REQUIREMENT: Pull out every line below containing the word "script".

PROVIDED MATERIAL:
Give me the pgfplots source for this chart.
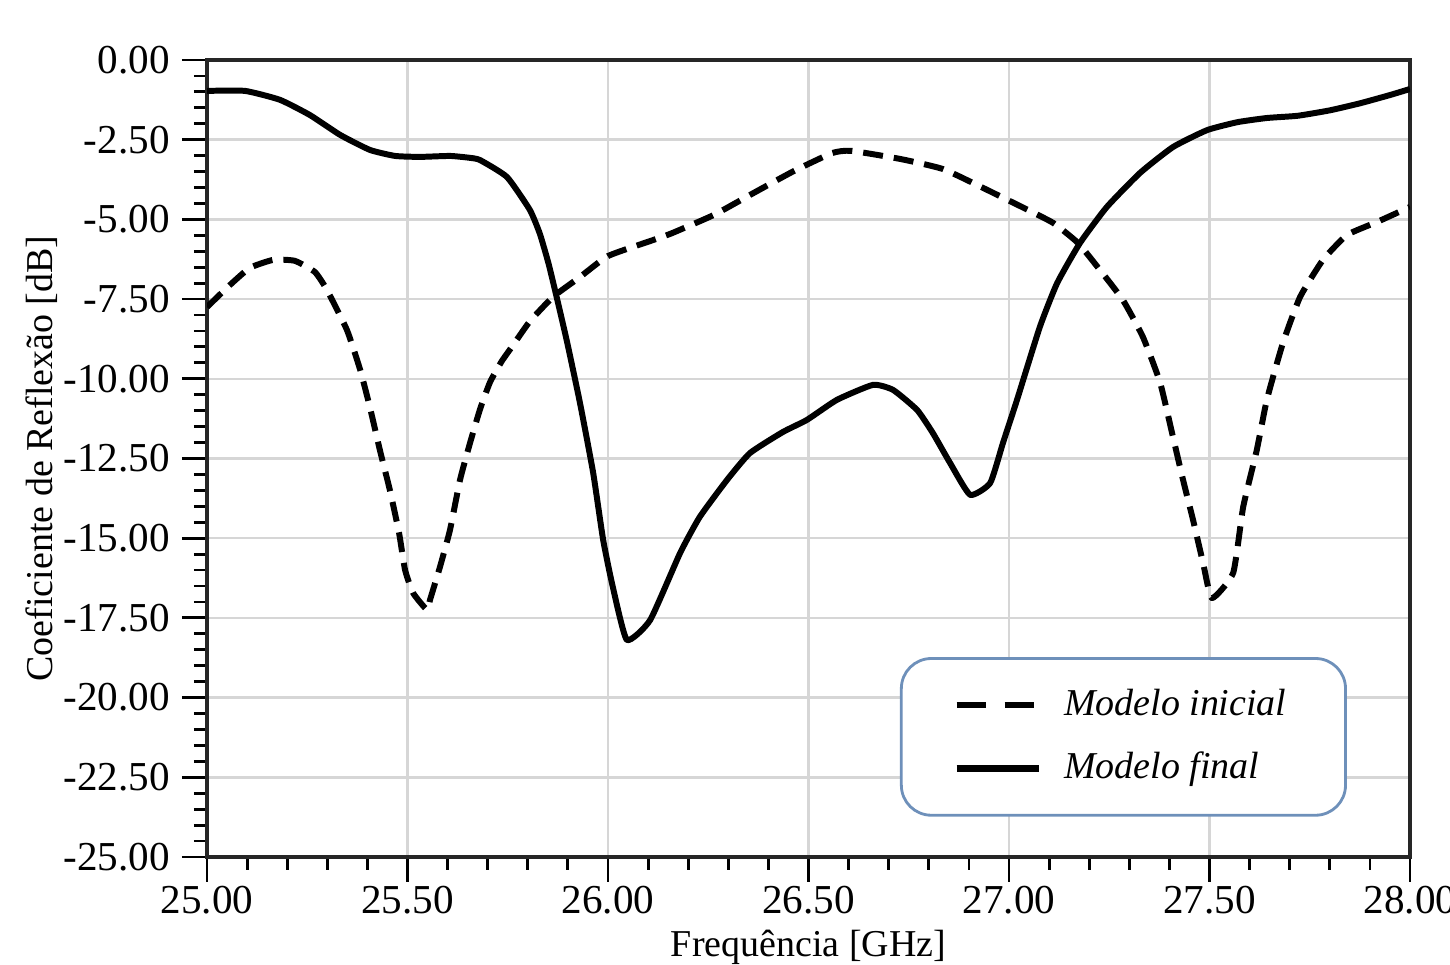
\documentclass[border=0pt]{standalone}
\usepackage{fontspec}
\setmainfont{Liberation Serif}
\usepackage{pgfplots}
\pgfplotsset{compat=1.18}
\usetikzlibrary{calc}
\definecolor{legblue}{RGB}{110,144,186}
\definecolor{gridgray}{RGB}{214,214,214}

\begin{document}
\begin{tikzpicture}
\begin{axis}[
    name=ax,
    scale only axis,
    width=12.03cm, height=7.97cm,
    xmin=25, xmax=28, ymin=-25, ymax=0,
    xtick={25,25.5,...,28},
    ytick={-25,-22.5,...,0},
    minor x tick num=4,
    minor y tick num=4,
    xtick pos=bottom, ytick pos=left,
    tick align=outside,
    major tick length=0.25cm,
    minor tick length=0.13cm,
    every tick/.style={black, line width=0.8pt},
    axis line style={black!85, line width=1pt},
    grid=major,
    major grid style={gridgray, line width=0.7pt},
    /pgf/number format/.cd, fixed, fixed zerofill, precision=2, assume math mode=true,
    /pgfplots/.cd,
    ticklabel style={font=\fontsize{11.7}{13}\selectfont},
    xticklabel style={yshift=0.08cm},
    xlabel={Frequência [GHz]},
    ylabel={Coeficiente de Reflexão [dB]},
    label style={font=\fontsize{10.8}{12}\selectfont},
    xlabel style={yshift=0.08cm},
    ylabel style={yshift=-0.18cm},
    legend style={at={(axis cs:26.728,-18.73)}, anchor=north west,
        draw=legblue, line width=0.8pt, rounded corners=0.3cm,
        inner xsep=0.52cm, inner ysep=0.24cm, row sep=0.17cm,
        font=\fontsize{10.8}{12}\selectfont\itshape,
        /tikz/every odd column/.append style={column sep=0.15cm}},
    legend cell align=left,
]
% Modelo inicial
\addplot[black, line width=1.7pt, dash pattern=on 2mm off 1.1mm, line join=round,
    smooth, tension=0.3,
    legend image code/.code={\draw[black, line width=1.7pt, dash pattern=on 2.9mm off 1.9mm] (0cm,0cm) -- (0.82cm,0cm);}]
coordinates {
(25.000,-7.75) (25.057,-7.06) (25.107,-6.52) (25.165,-6.27) (25.219,-6.30)
(25.269,-6.65) (25.299,-7.21) (25.349,-8.47) (25.382,-9.72) (25.406,-10.88)
(25.431,-12.23) (25.456,-13.49) (25.479,-14.84) (25.494,-16.00) (25.514,-16.72)
(25.549,-17.25) (25.556,-16.94) (25.581,-15.90) (25.606,-14.74) (25.631,-13.17)
(25.656,-12.01) (25.681,-10.95) (25.706,-10.10) (25.735,-9.45) (25.763,-8.95)
(25.805,-8.20) (25.863,-7.43) (25.930,-6.81) (26.000,-6.15) (26.112,-5.65)
(26.160,-5.43) (26.264,-4.86) (26.359,-4.20) (26.464,-3.48) (26.559,-2.92)
(26.606,-2.85) (26.731,-3.11) (26.835,-3.42) (26.930,-3.98) (27.032,-4.61)
(27.110,-5.11) (27.172,-5.74) (27.227,-6.59) (27.284,-7.53) (27.334,-8.69)
(27.377,-10.13) (27.409,-11.83) (27.434,-13.17) (27.459,-14.43) (27.484,-15.78)
(27.506,-16.88) (27.559,-16.09) (27.584,-14.02) (27.618,-12.23) (27.643,-10.66)
(27.683,-8.88) (27.726,-7.43) (27.783,-6.27) (27.843,-5.49) (27.918,-5.08)
(28.000,-4.61)
};
\addlegendentry{Modelo inicial}
% Modelo final
\addplot[black, line width=1.7pt, line join=round,
    smooth, tension=0.3,
    legend image code/.code={\draw[black, line width=1.9pt] (0cm,0cm) -- (0.82cm,0cm);}]
coordinates {
(25.000,-0.97) (25.095,-0.97) (25.182,-1.25) (25.257,-1.73) (25.332,-2.35)
(25.406,-2.82) (25.469,-3.01) (25.531,-3.04) (25.606,-3.01) (25.656,-3.07)
(25.681,-3.14) (25.748,-3.67) (25.805,-4.70) (25.830,-5.45) (25.852,-6.40)
(25.875,-7.60) (25.898,-8.85) (25.930,-10.75) (25.963,-12.95) (25.988,-15.06)
(26.012,-16.53) (26.047,-18.19) (26.105,-17.57) (26.180,-15.46) (26.229,-14.33)
(26.297,-13.17) (26.354,-12.33) (26.436,-11.67) (26.496,-11.29) (26.571,-10.66)
(26.661,-10.19) (26.711,-10.35) (26.771,-10.98) (26.810,-11.70) (26.853,-12.64)
(26.903,-13.64) (26.953,-13.27) (26.985,-12.01) (27.020,-10.66) (27.077,-8.37)
(27.120,-7.00) (27.177,-5.74) (27.244,-4.61) (27.327,-3.54) (27.409,-2.73)
(27.494,-2.20) (27.570,-1.95) (27.643,-1.82) (27.720,-1.75) (27.800,-1.58)
(27.875,-1.36) (27.950,-1.10) (28.000,-0.91)
};
\addlegendentry{Modelo final}
\end{axis}
\pgfresetboundingbox
\path[use as bounding box] ($(ax.south west)+(-2.07cm,-1.08cm)$) rectangle ($(ax.north east)+(0.40cm,0.60cm)$);
\end{tikzpicture}
\end{document}
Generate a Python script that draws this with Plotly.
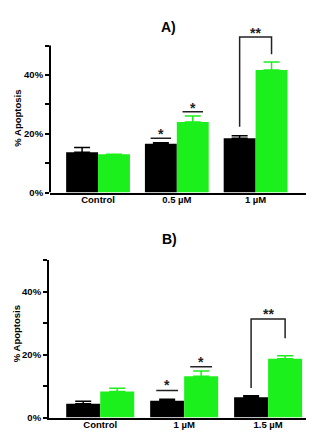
import plotly.graph_objects as go

# ---------- data ----------
cats_a = ["Control", "0.5 µM", "1 µM"]
black_a = [13.7, 16.6, 18.5]
black_a_err = [1.6, 0.3, 0.8]
green_a = [13.0, 24.0, 41.7]
green_a_err = [0.0, 2.0, 2.7]

cats_b = ["Control", "1 µM", "1.5 µM"]
black_b = [4.4, 5.3, 6.4]
black_b_err = [0.8, 0.5, 0.5]
green_b = [8.3, 13.1, 18.7]
green_b_err = [1.0, 1.7, 0.9]

ytick_vals = [0, 10, 20, 30, 40, 50]
ytick_text = ["0%", "", "20%", "", "40%", ""]

GREEN = "#1cf01c"
FONT = "Liberation Sans, Arial, sans-serif"
W, H = 314, 433

fig = go.Figure()
xs = [0, 1, 2]


def add_bars(xa, ya, black, berr, green, gerr):
    fig.add_trace(go.Bar(x=xs, y=black, marker=dict(color="black", line=dict(width=0)),
                         error_y=dict(type="data", array=berr, arrayminus=[0]*3, symmetric=False,
                                      color="black", thickness=1.5, width=8),
                         xaxis=xa, yaxis=ya, offsetgroup="b", showlegend=False))
    fig.add_trace(go.Bar(x=xs, y=green, marker=dict(color=GREEN, line=dict(width=0)),
                         error_y=dict(type="data", array=gerr, arrayminus=[0]*3, symmetric=False,
                                      color=GREEN, thickness=1.5, width=8),
                         xaxis=xa, yaxis=ya, offsetgroup="g", showlegend=False))


add_bars("x", "y", black_a, black_a_err, green_a, green_a_err)
add_bars("x2", "y2", black_b, black_b_err, green_b, green_b_err)

off = 0.2025
half = 0.13
shapes = []
annots = []


def hline(xr, yr, xc, y):
    shapes.append(dict(type="line", xref=xr, yref=yr, x0=xc - half, x1=xc + half, y0=y, y1=y,
                       line=dict(color="#222", width=1.5)))


def star(xr, yr, xc, y, txt="*"):
    annots.append(dict(xref=xr, yref=yr, x=xc, y=y, text="<b>%s</b>" % txt, showarrow=False,
                       font=dict(family=FONT, size=14, color="#222"), yanchor="middle"))


def bracket(xr, yr, yl, yrr, ytop):
    xl, xrr = 2 - off, 2 + off
    shapes.append(dict(type="path", xref=xr, yref=yr,
                       path="M %f,%f L %f,%f L %f,%f L %f,%f" % (xl, yl, xl, ytop, xrr, ytop, xrr, yrr),
                       line=dict(color="#222", width=1.5)))


# Panel A annotations
hline("x", "y", 1 - off, 18.5)
star("x", "y", 1 - off, 19.8)
hline("x", "y", 1 + off, 27.5)
star("x", "y", 1 + off, 28.8)
bracket("x", "y", 22.4, 47.0, 52.9)
star("x", "y", 2, 54.2, "**")
# Panel B annotations
hline("x2", "y2", 1 - off, 8.6)
star("x2", "y2", 1 - off, 10.2)
hline("x2", "y2", 1 + off, 16.1)
star("x2", "y2", 1 + off, 17.7)
bracket("x2", "y2", 9.4, 25.2, 31.3)
star("x2", "y2", 2, 32.8, "**")

# y-axis line of panel A drawn up to 50%
shapes.append(dict(type="line", xref="x domain", yref="y", x0=0, x1=0, y0=0, y1=50,
                   line=dict(color="black", width=2)))

# titles
annots.append(dict(xref="paper", yref="paper", x=160 / W, y=1 - 9 / H, text="<b>A)</b>",
                   showarrow=False, font=dict(family=FONT, size=14, color="black")))
annots.append(dict(xref="paper", yref="paper", x=161 / W, y=1 - 234 / H, text="<b>B)</b>",
                   showarrow=False, font=dict(family=FONT, size=14, color="black")))
annots.append(dict(xref="paper", yref="paper", x=10 / W, y=1 - 112 / H, text="<b>% Apoptosis</b>",
                   xanchor="center", yanchor="middle",
                   textangle=-90, showarrow=False, font=dict(family=FONT, size=9.5, color="black")))
annots.append(dict(xref="paper", yref="paper", x=8 / W, y=1 - 330 / H, text="<b>% Apoptosis</b>",
                   xanchor="center", yanchor="middle",
                   textangle=-90, showarrow=False, font=dict(family=FONT, size=9.5, color="black")))

tickfont = dict(family=FONT, size=9.5, color="black", weight="bold")
xcommon = dict(tickvals=xs, showline=True, linecolor="black", linewidth=2, ticks="",
               showgrid=False, zeroline=False, tickfont=tickfont, fixedrange=True,
               ticklabelstandoff=-3)
ycommon = dict(tickvals=ytick_vals, ticktext=ytick_text, ticks="outside", ticklen=4, tickwidth=1.5,
               tickcolor="black", showgrid=False, zeroline=False, tickfont=tickfont)

# pixel geometry
a_y0 = 186.7; a_per = 2.975; a_top = 56
b_y0 = 414.3; b_per = 3.186

fig.update_layout(
    width=W, height=H, margin=dict(l=0, r=0, t=0, b=0),
    paper_bgcolor="white", plot_bgcolor="white",
    barmode="group", bargap=0.19, bargroupgap=0,
    xaxis=dict(domain=[42 / W, 298 / W], range=[-0.61, 2.64], ticktext=cats_a, anchor="y", **xcommon),
    yaxis=dict(domain=[(H - a_y0) / H, (H - (a_y0 - a_top * a_per)) / H], range=[0, a_top],
               showline=False, anchor="x", **ycommon),
    xaxis2=dict(domain=[41 / W, 313 / W], range=[-0.61, 2.63], ticktext=cats_b, anchor="y2", **xcommon),
    yaxis2=dict(domain=[(H - b_y0) / H, (H - (b_y0 - 50 * b_per)) / H], range=[0, 50],
                showline=True, linecolor="black", linewidth=2, anchor="x2", **ycommon),
    shapes=shapes, annotations=annots,
)

fig.write_html("out.html")
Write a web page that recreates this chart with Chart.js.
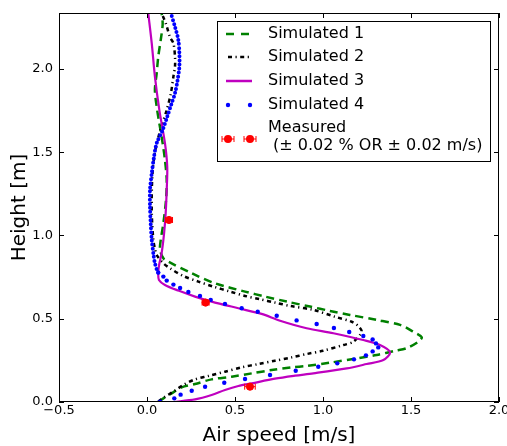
<!DOCTYPE html>
<html>
<head>
<meta charset="utf-8">
<script src="https://cdn.jsdelivr.net/npm/chart.js@4/dist/chart.umd.min.js"></script>
<style>
  body { margin: 0; background: #fff; }
  #wrap { width: 507px; height: 446px; }
</style>
</head>
<body>
<div id="wrap"><canvas id="chart" width="507" height="446"></canvas></div>
<script>
// axis ticks
const xTicks = [-0.5, 0.0, 0.5, 1.0, 1.5, 2.0];
const yTicks = [0.0, 0.5, 1.0, 1.5, 2.0];

// Simulated 1 (green dashed) – speed [m/s] vs height [m]
const sim1Speed = [0.064, 0.093, 0.140, 0.197, 0.273, 0.367, 0.481, 0.595, 0.708, 0.822, 0.907, 1.040, 1.191, 1.305, 1.409, 1.475, 1.542, 1.561, 1.513, 1.438, 1.305, 1.153, 1.040, 0.926, 0.794, 0.670, 0.557, 0.386, 0.254, 0.121, 0.093, 0.074, 0.078, 0.093, 0.108, 0.112, 0.102, 0.089, 0.070, 0.055, 0.045, 0.055, 0.064, 0.078, 0.089, 0.083];
const sim1Height = [0.002, 0.022, 0.052, 0.088, 0.108, 0.136, 0.152, 0.172, 0.192, 0.208, 0.216, 0.236, 0.262, 0.282, 0.308, 0.323, 0.362, 0.389, 0.422, 0.463, 0.493, 0.523, 0.547, 0.573, 0.603, 0.633, 0.663, 0.713, 0.773, 0.843, 0.863, 0.913, 0.973, 1.073, 1.213, 1.333, 1.453, 1.554, 1.674, 1.774, 1.874, 1.974, 2.074, 2.174, 2.270, 2.336];

// Simulated 2 (black dash-dot)
const sim2Speed = [0.064, 0.102, 0.150, 0.206, 0.273, 0.348, 0.443, 0.538, 0.633, 0.727, 0.822, 0.907, 1.000, 1.116, 1.172, 1.220, 1.200, 1.163, 1.068, 0.945, 0.813, 0.727, 0.642, 0.557, 0.472, 0.377, 0.292, 0.206, 0.131, 0.093, 0.055, 0.045, 0.036, 0.027, 0.030, 0.045, 0.075, 0.112, 0.135, 0.150, 0.159, 0.159, 0.150, 0.131, 0.108, 0.083];
const sim2Height = [0.002, 0.032, 0.062, 0.102, 0.136, 0.156, 0.182, 0.208, 0.228, 0.248, 0.268, 0.288, 0.308, 0.342, 0.362, 0.422, 0.456, 0.482, 0.512, 0.553, 0.577, 0.597, 0.617, 0.637, 0.663, 0.693, 0.723, 0.757, 0.803, 0.833, 0.883, 0.923, 0.973, 1.143, 1.350, 1.500, 1.630, 1.754, 1.850, 1.954, 2.014, 2.074, 2.154, 2.190, 2.270, 2.336];

// Simulated 3 (magenta solid)
const sim3Speed = [0.150, 0.273, 0.367, 0.443, 0.519, 0.595, 0.727, 0.841, 0.945, 1.135, 1.248, 1.343, 1.381, 1.324, 1.229, 1.059, 0.907, 0.756, 0.651, 0.519, 0.367, 0.273, 0.178, 0.102, 0.068, 0.064, 0.070, 0.083, 0.097, 0.106, 0.112, 0.115, 0.102, 0.070, 0.045, 0.027, 0.007];
const sim3Height = [0.000, 0.016, 0.042, 0.072, 0.096, 0.112, 0.140, 0.158, 0.172, 0.202, 0.228, 0.252, 0.298, 0.342, 0.372, 0.413, 0.443, 0.488, 0.529, 0.563, 0.603, 0.633, 0.669, 0.703, 0.733, 0.780, 0.830, 0.893, 1.013, 1.133, 1.273, 1.413, 1.554, 1.754, 1.954, 2.154, 2.336];

// Simulated 4 (blue dots); first sim4DotCount values are the separate markers, the rest is the dense upper part
const sim4Speed = [0.074, 0.155, 0.191, 0.254, 0.330, 0.439, 0.557, 0.699, 0.845, 0.973, 1.081, 1.176, 1.244, 1.282, 1.314, 1.301, 1.282, 1.229, 1.149, 1.062, 0.964, 0.850, 0.737, 0.629, 0.538, 0.443, 0.362, 0.301, 0.235, 0.188, 0.150, 0.112, 0.093, 0.064, 0.045, 0.036, 0.027, 0.021, 0.017, 0.017, 0.027, 0.040, 0.055, 0.089, 0.115, 0.140, 0.159, 0.174, 0.184, 0.184, 0.178, 0.159, 0.135];
const sim4Height = [0.002, 0.022, 0.044, 0.068, 0.092, 0.116, 0.138, 0.162, 0.188, 0.212, 0.232, 0.256, 0.280, 0.304, 0.328, 0.352, 0.376, 0.396, 0.420, 0.444, 0.468, 0.490, 0.518, 0.542, 0.563, 0.589, 0.613, 0.637, 0.661, 0.685, 0.705, 0.729, 0.753, 0.777, 0.833, 0.893, 0.973, 1.073, 1.173, 1.273, 1.374, 1.473, 1.554, 1.634, 1.714, 1.794, 1.854, 1.934, 2.014, 2.094, 2.174, 2.254, 2.336];
const sim4DotCount = 34;

// Measured, with horizontal error
const measSpeed = [0.125, 0.333, 0.585];
const measHeight = [1.093, 0.597, 0.092];
const measErr = [0.02, 0.02, 0.03];

const FONT = "'DejaVu Sans', sans-serif";
const GREEN = '#008000', BLACK = '#000000', MAGENTA = '#bf00bf', BLUE = '#0000ff', RED = '#ff0000';

function pts(xs, ys) {
  return xs.map((x, i) => ({ x: x, y: ys[i] }));
}

function fmt(v) {
  return v.toFixed(1).replace('-', '\u2212');
}

// frame, inward ticks, error bars and the legend box
const decorations = {
  id: 'decorations',
  afterDatasetsDraw(chart) {
    const { ctx, scales: { x, y } } = chart;
    ctx.save();
    ctx.strokeStyle = RED;
    ctx.lineWidth = 1;
    measSpeed.forEach((s, i) => {
      const py = y.getPixelForValue(measHeight[i]);
      const x0 = x.getPixelForValue(s - measErr[i]);
      const x1 = x.getPixelForValue(s + measErr[i]);
      ctx.beginPath();
      ctx.moveTo(x0, py); ctx.lineTo(x1, py);
      ctx.moveTo(x0, py - 3); ctx.lineTo(x0, py + 3);
      ctx.moveTo(x1, py - 3); ctx.lineTo(x1, py + 3);
      ctx.stroke();
    });
    ctx.restore();
  },
  afterDraw(chart) {
    const { ctx, chartArea: a, scales: { x, y } } = chart;
    ctx.save();
    ctx.strokeStyle = '#000';
    ctx.lineWidth = 1;
    ctx.strokeRect(a.left + 0.5, a.top + 0.5, a.right - a.left - 1, a.bottom - a.top - 1);
    ctx.beginPath();
    xTicks.forEach(v => {
      const px = Math.round(x.getPixelForValue(v)) + 0.5;
      ctx.moveTo(px, a.bottom); ctx.lineTo(px, a.bottom - 5);
      ctx.moveTo(px, a.top); ctx.lineTo(px, a.top + 5);
    });
    yTicks.forEach(v => {
      const py = Math.round(y.getPixelForValue(v)) + 0.5;
      ctx.moveTo(a.left, py); ctx.lineTo(a.left + 5, py);
      ctx.moveTo(a.right, py); ctx.lineTo(a.right - 5, py);
    });
    ctx.stroke();

    // legend
    const bx = 217, by = 21, bw = 273, bh = 140;
    ctx.fillStyle = '#fff';
    ctx.fillRect(bx, by, bw, bh);
    ctx.strokeRect(bx + 0.5, by + 0.5, bw, bh);
    const sx0 = 226, sx1 = 252, tx = 268;
    const rows = [34, 57, 81, 105];

    ctx.lineWidth = 2.5;
    ctx.strokeStyle = GREEN;
    ctx.setLineDash([8, 7]);
    ctx.beginPath(); ctx.moveTo(sx0, rows[0]); ctx.lineTo(sx1, rows[0]); ctx.stroke();

    ctx.strokeStyle = BLACK;
    ctx.setLineDash([4, 3.5, 1.2, 3.5]);
    ctx.beginPath(); ctx.moveTo(sx0 + 2, rows[1]); ctx.lineTo(sx1, rows[1]); ctx.stroke();

    ctx.strokeStyle = MAGENTA;
    ctx.setLineDash([]);
    ctx.beginPath(); ctx.moveTo(sx0, rows[2]); ctx.lineTo(sx1, rows[2]); ctx.stroke();

    ctx.fillStyle = BLUE;
    [228, 250].forEach(cx => {
      ctx.beginPath(); ctx.arc(cx, rows[3], 2.2, 0, Math.PI * 2); ctx.fill();
    });

    const my = 139;
    ctx.strokeStyle = RED;
    ctx.fillStyle = RED;
    ctx.lineWidth = 1;
    [228, 250].forEach(cx => {
      ctx.beginPath();
      ctx.moveTo(cx - 6, my); ctx.lineTo(cx + 6, my);
      ctx.moveTo(cx - 6, my - 3); ctx.lineTo(cx - 6, my + 3);
      ctx.moveTo(cx + 6, my - 3); ctx.lineTo(cx + 6, my + 3);
      ctx.stroke();
      ctx.beginPath(); ctx.arc(cx, my, 4, 0, Math.PI * 2); ctx.fill();
    });

    ctx.fillStyle = '#000';
    ctx.font = '16px ' + FONT;
    ctx.textBaseline = 'middle';
    ctx.textAlign = 'left';
    ['Simulated 1', 'Simulated 2', 'Simulated 3', 'Simulated 4'].forEach((t, i) => ctx.fillText(t, tx, rows[i]));
    ctx.fillText('Measured', tx, 128);
    ctx.fillText(' (\u00b1 0.02 % OR \u00b1 0.02 m/s)', tx, 146);
    ctx.restore();
  }
};

new Chart(document.getElementById('chart'), {
  type: 'scatter',
  data: {
    datasets: [
      {
        label: 'Measured',
        data: pts(measSpeed, measHeight),
        backgroundColor: RED,
        borderColor: RED,
        pointRadius: 3.6,
        showLine: false,
        order: 0
      },
      {
        label: 'Simulated 4',
        data: pts(sim4Speed, sim4Height),
        showLine: true,
        borderColor: BLUE,
        backgroundColor: BLUE,
        borderWidth: 4,
        borderDash: [0, 4.1],
        borderCapStyle: 'round',
        tension: 0.3,
        pointRadius: ctx => ctx.dataIndex < sim4DotCount ? 2.2 : 0,
        pointBorderWidth: 0,
        segment: {
          borderColor: ctx => ctx.p0DataIndex < sim4DotCount - 1 ? 'rgba(0,0,0,0)' : BLUE
        },
        order: 1
      },
      {
        label: 'Simulated 3',
        data: pts(sim3Speed, sim3Height),
        showLine: true,
        borderColor: MAGENTA,
        borderWidth: 2.2,
        tension: 0.3,
        pointRadius: 0,
        order: 2
      },
      {
        label: 'Simulated 2',
        data: pts(sim2Speed, sim2Height),
        showLine: true,
        borderColor: BLACK,
        borderWidth: 2.5,
        borderDash: [4, 3.5, 1.2, 3.5],
        tension: 0.3,
        pointRadius: 0,
        order: 3
      },
      {
        label: 'Simulated 1',
        data: pts(sim1Speed, sim1Height),
        showLine: true,
        borderColor: GREEN,
        borderWidth: 2.5,
        borderDash: [8, 5],
        tension: 0.3,
        pointRadius: 0,
        order: 4
      }
    ]
  },
  options: {
    responsive: false,
    animation: false,
    layout: { padding: { left: 0, top: 13, right: 8, bottom: 0 } },
    plugins: { legend: { display: false }, tooltip: { enabled: false } },
    scales: {
      x: {
        type: 'linear',
        min: -0.5,
        max: 2.0,
        afterBuildTicks: s => { s.ticks = xTicks.map(v => ({ value: v })); },
        afterFit: s => { s.height = 44; s.paddingLeft = 0; s.paddingRight = 0; },
        grid: { display: false, drawTicks: false },
        border: { display: false },
        ticks: { color: '#000', font: { family: FONT, size: 13 }, padding: 1, maxRotation: 0, callback: v => fmt(v) },
        title: { display: true, text: 'Air speed [m/s]', color: '#000', font: { family: FONT, size: 20, lineHeight: 1 }, padding: 0 }
      },
      y: {
        type: 'linear',
        min: 0,
        max: 2.336,
        afterBuildTicks: s => { s.ticks = yTicks.map(v => ({ value: v })); },
        afterFit: s => { s.width = 59; s.paddingTop = 0; s.paddingBottom = 0; },
        grid: { display: false, drawTicks: false },
        border: { display: false },
        ticks: { color: '#000', font: { family: FONT, size: 13 }, padding: 6, callback: v => fmt(v) },
        title: { display: true, text: 'Height [m]', color: '#000', font: { family: FONT, size: 20, lineHeight: 1 }, padding: { top: 10, bottom: 0 } }
      }
    }
  },
  plugins: [decorations]
});
</script>
</body>
</html>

SOLUTION TO THIS TASK:
Generate a Python script that draws this with Plotly.
<script src="https://cdn.jsdelivr.net/npm/chart.js@4/dist/chart.umd.min.js"></script>
<script>
</script>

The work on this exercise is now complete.